Monday’s decision was “a huge leap forward in fishery management,” said Joseph Gordon, who helps oversee ocean-related issues for The Pew Charitable Trusts.

“These little fish are the unsung heroes of the ocean,” Gordon said. “They’re what feeds everything, from seabirds to seals to whales to sharks. They’re the lifeblood of our Atlantic Ocean.”

Now, commercial fishermen in federal waters from New York to North Carolina can’t start targeting dozens of these lower-rung species in the ocean food frenzy without scientific evidence that it wouldn’t harm the larger ecosystem.

Rick Robins, the mid-Atlantic council’s chairman, said the panel is trying to get ahead of fishing demands.

“Too often we’ve had fisheries that developed relatively quickly in the absence of any science and the absence of an adequate management plan, and those fisheries had to be rebuilt as a consequence,” Robins said.

He knows from firsthand experience. The Suffolk resident is in the seafood processing business and was at the forefront of an explosion in the harvesting of a small shark known as the spiny dogfish back in the 1990s. The species was decimated by overfishing before regulators could develop a long-term protection plan.

Unlike dogfish, not many of the creatures on the list approved Monday are eaten much by humans.

But some could be, and others might become targets for processors of fish oil or fish meal. Already, a fish called menhaden is harvested in huge numbers for such products. That species and some other forage fishes already have management plans.

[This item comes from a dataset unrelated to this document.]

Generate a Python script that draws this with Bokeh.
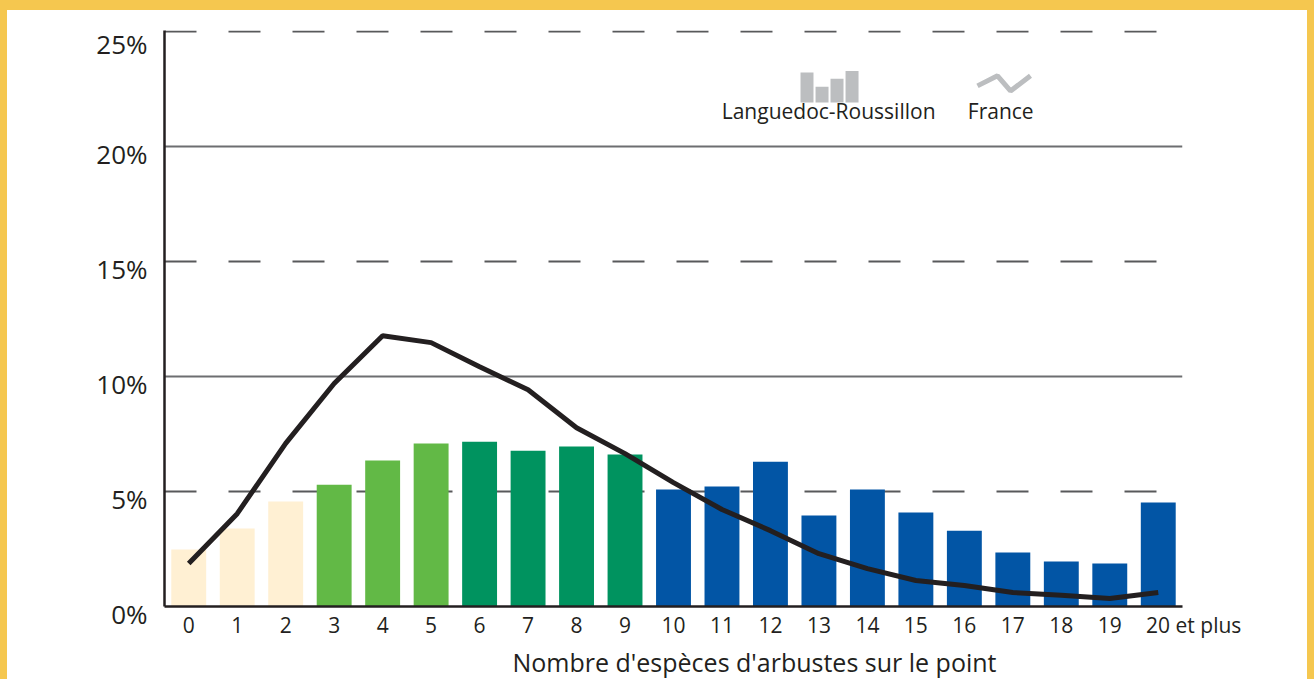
from bokeh.plotting import figure
from bokeh.models import Range1d, FixedTicker, Grid, Label, ColumnDataSource, Title
from bokeh.embed import file_html
from bokeh.resources import INLINE

# ---------------- data ----------------
categories = list(range(21))
x_tick_labels = [str(i) for i in range(20)] + ["\u00a0" * 13 + "20 et plus"]
lr_values = [2.48, 3.39, 4.57, 5.30, 6.35, 7.09, 7.17, 6.78, 6.96, 6.61,
             5.09, 5.22, 6.30, 3.96, 5.09, 4.09, 3.30, 2.35, 1.96, 1.87, 4.52]
france_values = [1.87, 4.04, 7.10, 9.70, 11.78, 11.48, 10.43, 9.43, 7.78, 6.65,
                 5.39, 4.22, 3.30, 2.30, 1.65, 1.13, 0.91, 0.61, 0.49, 0.35, 0.61]
bar_colors = (["#FFF0D3"] * 3 + ["#62B946"] * 3 + ["#00935F"] * 4 + ["#0255A5"] * 11)
y_ticks = [0, 5, 10, 15, 20, 25]
y_tick_labels = ["0%", "5%", "10%", "15%", "20%", "25%"]
solid_grid = [10, 20]
dashed_grid = [5, 15, 25]
series_names = ["Languedoc-Roussillon", "France"]
x_title = "Nombre d'espèces d'arbustes sur le point"

# legend decoration (icon geometry, in axis units)
leg_bar_x = [12.754, 13.064, 13.373, 13.683]
leg_bar_top = [23.23, 22.61, 22.96, 23.30]
leg_line_x = [16.271, 16.684, 16.952, 17.364]
leg_line_y = [22.65, 23.09, 22.43, 23.09]
leg_text_x = [13.20, 16.75]
leg_text_y = 21.57

FONT = "Open Sans"
TXT = "#231f20"
YELLOW = "#F5C74F"
GRAY_ICON = "#BCBEC0"

p = figure(width=1314, height=679,
           x_range=Range1d(-0.5, 20.5), y_range=Range1d(0, 25.06),
           output_backend="svg", toolbar_location=None,
           min_border_left=157, min_border_right=139,
           min_border_top=20, min_border_bottom=83)
p.styles = {"border-top": f"10px solid {YELLOW}",
            "border-left": f"7px solid {YELLOW}",
            "border-right": f"7px solid {YELLOW}"}
p.outline_line_color = None
p.background_fill_color = "white"
p.border_fill_color = "white"
p.xgrid.visible = False
p.ygrid.visible = False

p.add_layout(Grid(dimension=1, ticker=FixedTicker(ticks=solid_grid),
                  grid_line_color="#6d6e71", grid_line_width=2))
p.add_layout(Grid(dimension=1, ticker=FixedTicker(ticks=dashed_grid),
                  grid_line_color="#58595b", grid_line_width=2,
                  grid_line_dash="32 32"))

# bars
src = ColumnDataSource(dict(x=categories, top=lr_values, color=bar_colors))
p.vbar(x="x", top="top", bottom=0, width=0.72, fill_color="color",
       line_color=None, source=src)
# France line
p.line(categories, france_values, line_width=5, line_color=TXT)

# axes
ya = p.yaxis[0]
ya.ticker = FixedTicker(ticks=y_ticks)
ya.major_label_overrides = {t: "\n" + s for t, s in zip(y_ticks, y_tick_labels)}
ya.axis_line_color = TXT
ya.axis_line_width = 2.5
ya.major_tick_line_color = None
ya.minor_tick_line_color = None
ya.major_tick_out = 0
ya.major_tick_in = 0
ya.major_label_standoff = 17
ya.major_label_text_font = FONT
ya.major_label_text_font_size = "26px"
ya.major_label_text_line_height = 0.42
ya.major_label_text_color = TXT

xa = p.xaxis[0]
xa.ticker = FixedTicker(ticks=categories)
xa.major_label_overrides = {c: s for c, s in zip(categories, x_tick_labels)}
xa.axis_line_color = TXT
xa.axis_line_width = 2.5
xa.major_tick_line_color = None
xa.minor_tick_line_color = None
xa.major_tick_out = 0
xa.major_tick_in = 0
xa.major_label_standoff = 4
xa.major_label_text_font = FONT
xa.major_label_text_font_size = "21px"
xa.major_label_text_color = TXT

p.add_layout(Title(text=x_title, align="left", offset=348, standoff=2,
                   text_font=FONT, text_font_size="25px", text_font_style="normal",
                   text_color=TXT), "below")

# legend
p.vbar(x=leg_bar_x, top=leg_bar_top, bottom=21.93, width=0.268,
       fill_color=GRAY_ICON, line_color=None)
p.line(leg_line_x, leg_line_y, line_width=5, line_color=GRAY_ICON)
for name, lx in zip(series_names, leg_text_x):
    p.add_layout(Label(x=lx, y=leg_text_y, text=name, text_align="center",
                       text_baseline="middle", text_font=FONT, text_font_size="21px",
                       text_color=TXT))

open("out.html", "w").write(file_html(p, INLINE))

Because of that, they weren’t included in Monday’s action, which applies to what’s known as “unmanaged species.”

The list of the newly protected – not just fish, but squids, krill and other creatures – was whittled down from more than 270 candidates.

What’s left reads like a fantasia of the scary, strange and stupendous – despite their relatively small size.

Some are as remarkable as their names.

The neon flying squid can soar in schools more than 100 feet above the ocean at speeds of more than 11 meters per second – “faster than Usain Bolt!” screamed a headline in Britain’s Daily Nail newspaper, referring to Jamaica’s record-setting Olympic sprinter.

The fluorescence emitted from the eyes of a fish called the shortnose greeneye allows it to unmask even-tinier prey hiding in the bluish depths.

The American sand lance congregates in large schools near the surface, but it also burrows in the sand.

Sea angels are slugs that can swim far more daintily than their order would suggest.

No one dissented Monday from conveying these creatures new protections.

But the meeting wasn’t without controversy.

There were debates and impassioned speeches about whether to include several species at the larger end of the spectrum.

Representatives of some commercial fishing companies argued against including bullet mackerel, frigate mackerel and false albacore, also known as little tuna.

They’re forage staples for some larger fish, conceded David Wallace, a Maryland-based consultant to fishing companies, but they’re also ferocious predators themselves, he said. In reality, he said, “Every fish is a forage fish except orcas, and they’re not fish.”

Recreational fishermen and some conservationists argued to retain all three species on the list.

The council voted to keep the two mackerels on the list but jettison the heftier false albacore, which can weigh 20 pounds or more.

Council members also voted to set a limit on harvests for one other fish – the chub mackerel – for which a small fishery now exists, but which hasn’t had a management plan.

The few disagreements shouldn’t overshadow the larger consensus for forage fish protection, Gordon said.

Robins agreed, and said he was gratified that in his eight years as chairman – a tenure that ends with his departure from the council later this week – the panel has continued to move toward a more holistic approach to fisheries management.

Last year, council members voted to create a 38,000-square-mile zone of protection for deep-sea corals. That zone works out to nearly the size of Virginia.